Od późnego lata wiem o Forum, od jesieni patrzę co się tu dzieje, wczoraj wrzuciłem pierwszy kamień do ogródka. Mam nadzieję, że mnie przyjmiecie.
Mieszkam na Pradze, od dwóch miesięcy jestem szczęśliwym ojcem. Z zawodu, zamiłowania i charakteru jestem historykiem, o dość wąskich zainteresowaniach. Ograniczają się one do wpływu czynnika technologicznego na różne dziedziny życia ludzkiego m.in. taktykę (bo lubię - jak każdy facet bawić się żołnierzykami), ekonomię (bo trzeba gdzieś, kiedyś, coś, zarabiać), społeczeństwo (bom ciekawski). Chronologicznie zajmuję się okresem pd gruszki Bessamera, aż po tsunami na Oceanie Indyjskim, a nawet dalej...
Flota (szczególnie wojenna) interesuje mnie właśnie z tego powodu: Pancerniki to najwspanialszy wytwór ludzkich rąk: kilkutysięczne miasto poruszające się z prędkością pociągu pośpiesznego, mogące wyrzucać kuferki na czterdzieści kilka kliometrów. Cóż się może z tym równać? ( ex aequo stawiam złożoność wielkiej orkiestry symfonicznej, ale to chyba nie na tym Forum)

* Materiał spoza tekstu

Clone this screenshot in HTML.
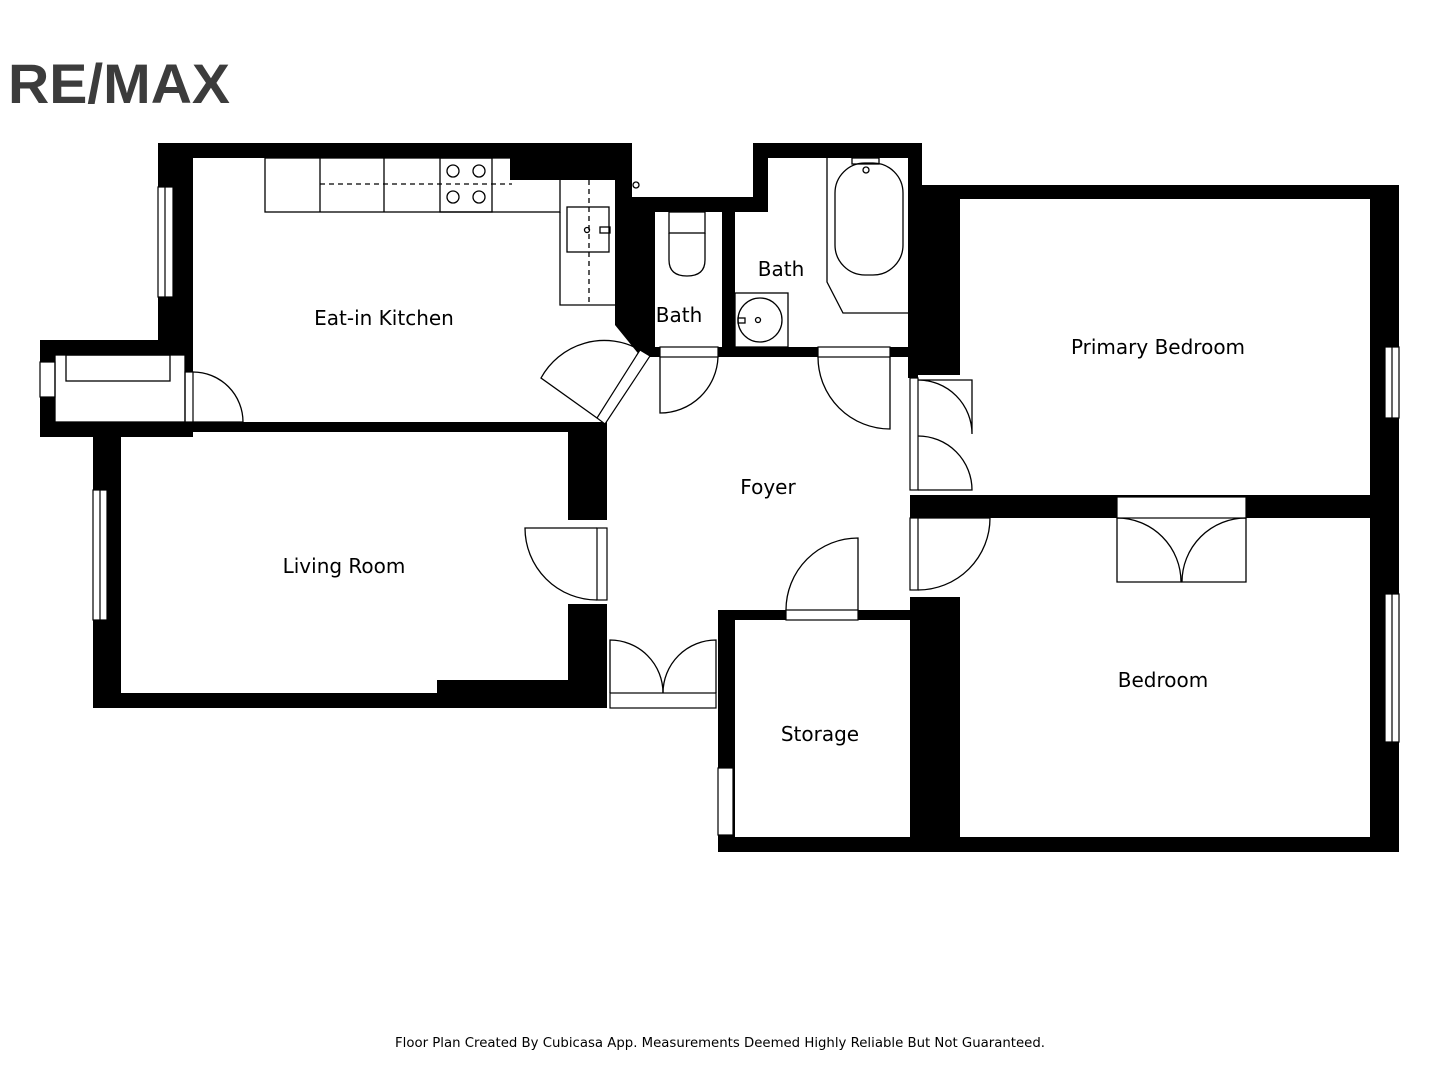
<!DOCTYPE html>
<html><head><meta charset="utf-8"><style>
html,body{margin:0;padding:0;background:#fff;}
svg{display:block}
</style></head><body>
<svg width="1440" height="1080" viewBox="0 0 1440 1080" xmlns="http://www.w3.org/2000/svg">
<rect width="1440" height="1080" fill="#fff"/>
<text x="8" y="103" font-family="Liberation Sans, sans-serif" font-weight="bold" font-size="56" fill="#3c3c3c" textLength="222" lengthAdjust="spacingAndGlyphs">RE/MAX</text>

<g fill="#000">
<!-- kitchen -->
<rect x="158" y="143" width="472" height="15"/>
<rect x="510" y="143" width="120" height="37"/>
<rect x="158" y="143" width="35" height="197"/>
<rect x="615" y="143" width="17" height="182"/>
<polygon points="615,197 655,197 655,350 645,362 615,325"/>
<rect x="40" y="422" width="567" height="10"/>
<!-- closet left -->
<rect x="40" y="340" width="153" height="15"/>
<rect x="40" y="340" width="15" height="97"/>
<rect x="40" y="422" width="153" height="15"/>
<rect x="185" y="355" width="8" height="17"/>
<!-- living -->
<rect x="93" y="432" width="28" height="276"/>
<rect x="93" y="693" width="514" height="15"/>
<rect x="437" y="680" width="131" height="15"/>
<rect x="568" y="432" width="39" height="88"/>
<rect x="568" y="604" width="39" height="90"/>
<polygon points="596,424 607,424 607,432 600,432"/>
<!-- baths -->
<rect x="630" y="197" width="123" height="15"/>
<rect x="753" y="143" width="169" height="15"/>
<rect x="753" y="143" width="15" height="69"/>
<rect x="722" y="212" width="13" height="143"/>
<rect x="645" y="347" width="277" height="10"/>
<rect x="908" y="143" width="14" height="214"/>
<!-- primary bedroom -->
<rect x="922" y="185" width="477" height="14"/>
<rect x="908" y="185" width="52" height="190"/>
<rect x="1370" y="185" width="29" height="333"/>
<rect x="910" y="495" width="489" height="23"/>
<!-- bedroom -->
<rect x="1370" y="518" width="29" height="334"/>
<rect x="910" y="597" width="50" height="255"/>
<rect x="718" y="837" width="681" height="15"/>
<!-- storage -->
<rect x="718" y="610" width="17" height="242"/>
<rect x="718" y="610" width="200" height="10"/>
<rect x="908" y="355" width="10" height="23"/>
</g>

<g fill="#fff" stroke="#000" stroke-width="1.2">
<!-- windows -->
<rect x="158" y="187" width="15" height="110"/>
<line x1="165" y1="187" x2="165" y2="297"/>
<rect x="40" y="362" width="15" height="35"/>
<rect x="93" y="490" width="14" height="130"/>
<line x1="100" y1="490" x2="100" y2="620"/>
<rect x="1385" y="347" width="14" height="71"/>
<line x1="1392" y1="347" x2="1392" y2="418"/>
<rect x="1385" y="594" width="14" height="148"/>
<line x1="1392" y1="594" x2="1392" y2="742"/>
<rect x="718" y="768" width="15" height="67"/>
<!-- door frames -->
<rect x="185" y="372" width="8" height="50"/>
<rect x="597" y="528" width="10" height="72"/>
<rect x="660" y="347" width="58" height="10"/>
<rect x="818" y="347" width="72" height="10"/>
<rect x="910" y="378" width="8" height="112"/>
<rect x="910" y="518" width="8" height="72"/>
<rect x="1117" y="497" width="129" height="21"/>
<rect x="786" y="610" width="72" height="10"/>
<rect x="610" y="693" width="106" height="15"/>
<polygon points="640,350 650,356 605,424 597,418"/>
</g>

<g fill="none" stroke="#000" stroke-width="1.3">
<!-- kitchen furniture -->
<rect x="265" y="158" width="295" height="54"/>
<line x1="320" y1="158" x2="320" y2="212"/><line x1="384" y1="158" x2="384" y2="212"/>
<rect x="440" y="158" width="52" height="54"/>
<circle cx="453" cy="171" r="6"/><circle cx="479" cy="171" r="6"/><circle cx="453" cy="197" r="6"/><circle cx="479" cy="197" r="6"/>
<polyline points="560,212 560,305 615,305"/>
<rect x="567" y="207" width="42" height="45"/>
<circle cx="587" cy="230" r="2.5"/><rect x="600" y="227" width="10" height="6"/>
<line x1="320" y1="184" x2="512" y2="184" stroke-dasharray="5,4"/>
<line x1="589" y1="180" x2="589" y2="302" stroke-dasharray="5,4"/>
<!-- closet box -->
<rect x="55" y="355" width="130" height="67"/>
<rect x="66" y="355" width="104" height="26"/>
<!-- bath fixtures -->
<rect x="669" y="212" width="36" height="21"/>
<path d="M669,233 L669,260 Q669,276 687,276 Q705,276 705,260 L705,233"/>
<rect x="735" y="293" width="53" height="54"/>
<circle cx="760" cy="320" r="22"/>
<circle cx="758" cy="320" r="2.5"/>
<rect x="738" y="318" width="7" height="5"/>
<path d="M827,158 L827,282 L843,313 L908,313"/>
<rect x="835" y="163" width="68" height="112" rx="30"/>
<circle cx="866" cy="170" r="3"/>
<rect x="852" y="158" width="27" height="6"/>
<circle cx="636" cy="185" r="3"/>
<!-- doors -->
<path d="M193,372 A50,50 0 0 1 243,422 L193,422"/>
<path d="M597,528 L525,528 A72,72 0 0 0 597,600"/>
<path d="M660,357 L660,413 A58,58 0 0 0 718,357"/>
<path d="M890,357 L890,429 A72,72 0 0 1 818,357"/>
<path d="M918,380 L972,380 L972,434 A54,54 0 0 0 918,380"/>
<path d="M918,490 L972,490 A54,54 0 0 0 918,436"/>
<path d="M918,518 L990,518 A72,72 0 0 1 918,590"/>
<path d="M1117,518 L1117,582 L1181,582 A64,64 0 0 0 1117,518"/>
<path d="M1246,518 L1246,582 L1182,582 A64,64 0 0 1 1246,518"/>
<path d="M858,610 L858,538 A72,72 0 0 0 786,610"/>
<path d="M610,693 L610,640 A53,53 0 0 1 663,693"/>
<path d="M716,693 L716,640 A53,53 0 0 0 663,693"/>
<path d="M597,418 L541,378 A72,72 0 0 1 640,350"/>
</g>

<g font-family="DejaVu Sans, Liberation Sans, sans-serif" font-size="20" fill="#000" text-anchor="middle">
<text x="384" y="325">Eat-in Kitchen</text>
<text x="679" y="322">Bath</text>
<text x="781" y="276">Bath</text>
<text x="1158" y="354">Primary Bedroom</text>
<text x="768" y="494">Foyer</text>
<text x="344" y="573">Living Room</text>
<text x="1163" y="687">Bedroom</text>
<text x="820" y="741">Storage</text>
</g>
<text x="720" y="1047" text-anchor="middle" font-family="DejaVu Sans, Liberation Sans, sans-serif" font-size="13" fill="#000" textLength="650" lengthAdjust="spacingAndGlyphs">Floor Plan Created By Cubicasa App. Measurements Deemed Highly Reliable But Not Guaranteed.</text>
</svg>
</body></html>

Stąd też moim ulubionym teledyskiem jest "Turn back time" Sher, gdzie można obejrzeć dwa cuda techniki: USS Iowa i baaaardzo roznegliżowaną Sher. Widzieliście?
Czy są tutaj tylko i wyłącznie mężczyźni, czy też nie? Nie wiem, czy posty mam zaczynać od "Panowie!", czy też "Moi Państwo!"
Stosunek do służby wojskowej - etraz już lekceważący: byłem, zaliczyłem na Bemowie (warszawskim, nie piskim). Specjalista uzbrojenie wojsk lądowych.
Jeszcze ciągle zielony
Proszę o pozwolenie wejścia na pokład!